25 Aug 2009
A government funded review has found that NHS staff are suffering from high levels of stress and a breakdown in mental health, due to institutional bullying.
This week it was revealed that absenteeism was costing the NHS over £1.7billion a year, but an independent review of health and well-being, from over 11,000 NHS staff, has shed some light on their reasons for absence.
Health expert and leader of the study, Dr Steve Boorman, said that managers were not taking employee anxieties seriously enough.
"We are particularly concerned at the high levels of psychological and mental health problems that NHS staff suffer from, not least because management attitudes and practices may contribute to this," said Mr Boorman's report.
One member of the survey claimed that a 'lack of top level support' was driving workers out the door, and damaging the mental wellbeing of staff.
Ben Willmott, Senior Public Policy Adviser at the Chartered Institute of Personnel and Development (CIPD), called on NHS trusts to improve management training.
"The CIPD believes that people management skills must be included as a critical element of the development of all professions involved in the public service," said Mr Willmott.

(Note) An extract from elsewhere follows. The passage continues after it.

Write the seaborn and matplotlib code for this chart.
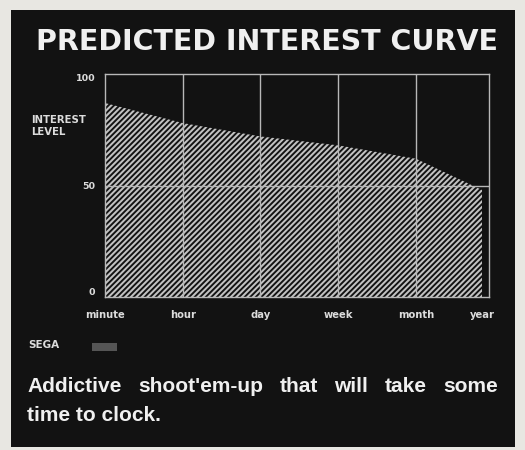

William O'Neill Head of the Litigation Department at Rowlands Solicitors LLP believes: "extra and thorough training be given to management so problems can be recognised and addressed before they arise or become too serious. It is imperative that those in management be trained to better deal with the stresses faced on a daily basis by frontline NHS staff."
The report found that NHS staff were absent for 10.7 days a year, compared with the 6.4 in the private sector, and Labour MPs are worried that a focus on the figures, not the reasons, will strengthen a backlash against the NHS currently being formed by opposition members.